____ SUPPLIED DATA

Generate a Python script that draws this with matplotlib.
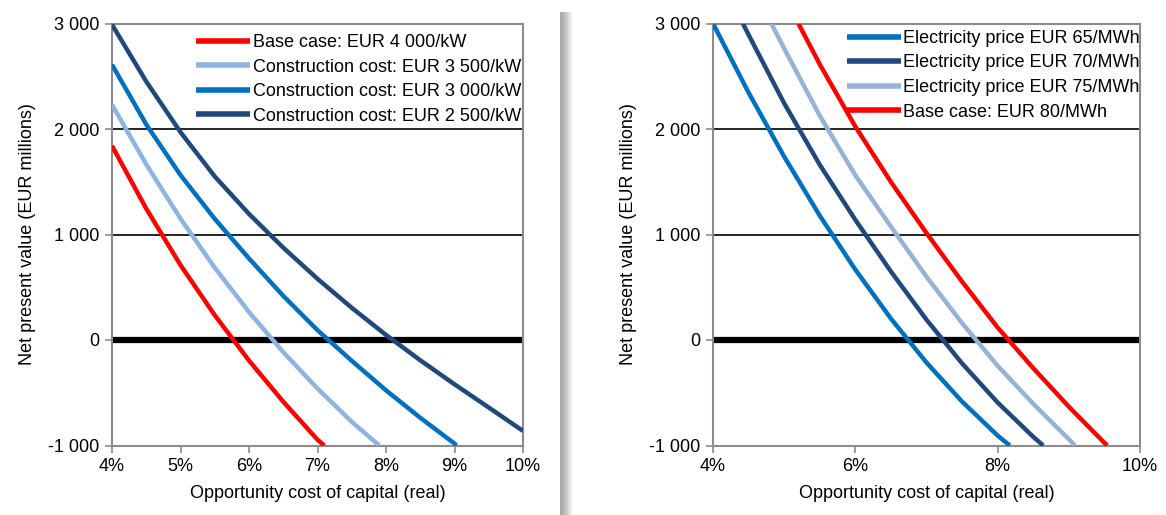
import matplotlib
matplotlib.use("Agg")
import matplotlib.pyplot as plt
from matplotlib.patches import Rectangle
from matplotlib.ticker import FuncFormatter

plt.rcParams['font.family'] = ['Liberation Sans', 'DejaVu Sans']

# ---------- Data: left panel (construction cost sensitivity) ----------
left_labels = ["Base case: EUR 4 000/kW",
               "Construction cost: EUR 3 500/kW",
               "Construction cost: EUR 3 000/kW",
               "Construction cost: EUR 2 500/kW"]
left_colors = ["#FF0000", "#8DB4E2", "#0070C0", "#1F497D"]

base_x = [4.0, 4.5, 5.0, 5.5, 6.0, 6.5, 7.0, 7.1]
base_y = [1840, 1245, 710, 235, -195, -585, -945, -1000]

c3500_x = [4.0, 4.5, 5.0, 5.5, 6.0, 6.5, 7.0, 7.5, 7.9]
c3500_y = [2230, 1665, 1150, 685, 265, -115, -460, -775, -1000]

c3000_x = [4.0, 4.5, 5.0, 5.5, 6.0, 6.5, 7.0, 7.5, 8.0, 8.5, 9.0, 9.03]
c3000_y = [2610, 2043, 1563, 1148, 773, 418, 93, -197, -477, -737, -982, -1000]

c2500_x = [4.0, 4.5, 5.0, 5.5, 6.0, 6.5, 7.0, 7.5, 8.0, 8.5, 9.0, 9.5, 10.0]
c2500_y = [2990, 2450, 1970, 1550, 1195, 875, 580, 305, 48, -192, -420, -640, -862]

left_series = [(base_x, base_y), (c3500_x, c3500_y), (c3000_x, c3000_y), (c2500_x, c2500_y)]

# ---------- Data: right panel (electricity price sensitivity) ----------
right_labels = ["Electricity price EUR 65/MWh",
                "Electricity price EUR 70/MWh",
                "Electricity price EUR 75/MWh",
                "Base case: EUR 80/MWh"]
right_colors = ["#0070C0", "#1F497D", "#95B3D7", "#FF0000"]

p65_x = [4.0, 4.5, 5.0, 5.5, 6.0, 6.5, 7.0, 7.5, 8.0, 8.17]
p65_y = [3000, 2345, 1738, 1179, 667, 203, -214, -584, -906, -1000]

p70_x = [4.42, 4.5, 5.0, 5.5, 6.0, 6.5, 7.0, 7.5, 8.0, 8.5, 8.64]
p70_y = [3000, 2893, 2244, 1661, 1139, 649, 192, -222, -593, -918, -1000]

p75_x = [4.82, 5.0, 5.5, 6.0, 6.5, 7.0, 7.5, 8.0, 8.5, 9.0, 9.085]
p75_y = [3000, 2763, 2126, 1561, 1075, 600, 160, -245, -605, -940, -1000]

p80_x = [5.2, 5.5, 6.0, 6.5, 7.0, 7.5, 8.0, 8.5, 9.0, 9.5, 9.54]
p80_y = [3000, 2613, 2023, 1498, 1013, 553, 118, -267, -632, -975, -1000]

right_series = [(p65_x, p65_y), (p70_x, p70_y), (p75_x, p75_y), (p80_x, p80_y)]

y_ticks = [-1000, 0, 1000, 2000, 3000]
left_xticks = [4, 5, 6, 7, 8, 9, 10]
right_xticks = [4, 6, 8, 10]

xlabel = "Opportunity cost of capital (real)"
ylabel = "Net present value (EUR millions)"

# ---------- Figure ----------
W, H = 1166, 515
fig = plt.figure(figsize=(W / 100, H / 100), dpi=100)

# shadow strip between panels
for i, a in enumerate([0.65, 0.6, 0.5, 0.38, 0.25, 0.12]):
    fig.patches.append(Rectangle(((560 + i * 2) / W, 0), 2 / W, 503 / H,
                                 transform=fig.transFigure, color="#7F7F7F",
                                 alpha=a, lw=0, zorder=0))

def fmt_thousands(v, pos):
    s = f"{abs(int(round(v))):,}".replace(",", " ")
    return ("-" if v < 0 else "") + s

def style_axes(ax, xticks, series, colors, labels, legend_anchor):
    for (xs, ys), c, lab in zip(series, colors, labels):
        ax.plot(xs, ys, color=c, lw=3.2, label=lab, solid_capstyle="butt",
                solid_joinstyle="round", zorder=3)
    ax.set_xlim(4, 10)
    ax.set_ylim(-1000, 3000)
    ax.set_xticks(xticks)
    ax.set_xticklabels([f"{t}%" for t in xticks])
    ax.set_yticks(y_ticks)
    ax.yaxis.set_major_formatter(FuncFormatter(fmt_thousands))
    for v in [1000, 2000]:
        ax.axhline(v, color="black", lw=1.2, zorder=1)
    ax.axhline(0, color="black", lw=4.5, zorder=2)
    for sp in ax.spines.values():
        sp.set_color("#8C8C8C")
        sp.set_linewidth(1.5)
    ax.tick_params(axis="both", direction="out", length=5, width=1.2, color="#8C8C8C",
                   labelsize=13, pad=4)
    ax.set_xlabel(xlabel, fontsize=13, labelpad=7)
    ax.set_ylabel(ylabel, fontsize=13, labelpad=9)
    leg = ax.legend(loc="upper right", bbox_to_anchor=legend_anchor, frameon=False,
                    fontsize=13, handlelength=3.0, handletextpad=0.15,
                    labelspacing=0.42, borderaxespad=0.0, borderpad=0.0)
    for line in leg.get_lines():
        line.set_linewidth(4)

ax1 = fig.add_axes([112 / W, 1 - 445.5 / H, (523 - 112) / W, (445.5 - 23.5) / H])
style_axes(ax1, left_xticks, left_series, left_colors, left_labels, (0.995, 0.975))

ax2 = fig.add_axes([713 / W, 1 - 445.5 / H, (1140 - 713) / W, (445.5 - 23.5) / H])
style_axes(ax2, right_xticks, right_series, right_colors, right_labels, (1.0, 0.985))

fig.savefig("out.png", dpi=100)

________

Extract, word for word, each line from the top of the data down to and including the line with "from matplotlib.ticker import FuncFormatter"; skip the pictures.

# [WRITTEN ANSWER]
Generate a Python script that draws this with matplotlib.
import matplotlib
matplotlib.use("Agg")
import matplotlib.pyplot as plt
from matplotlib.patches import Rectangle
from matplotlib.ticker import FuncFormatter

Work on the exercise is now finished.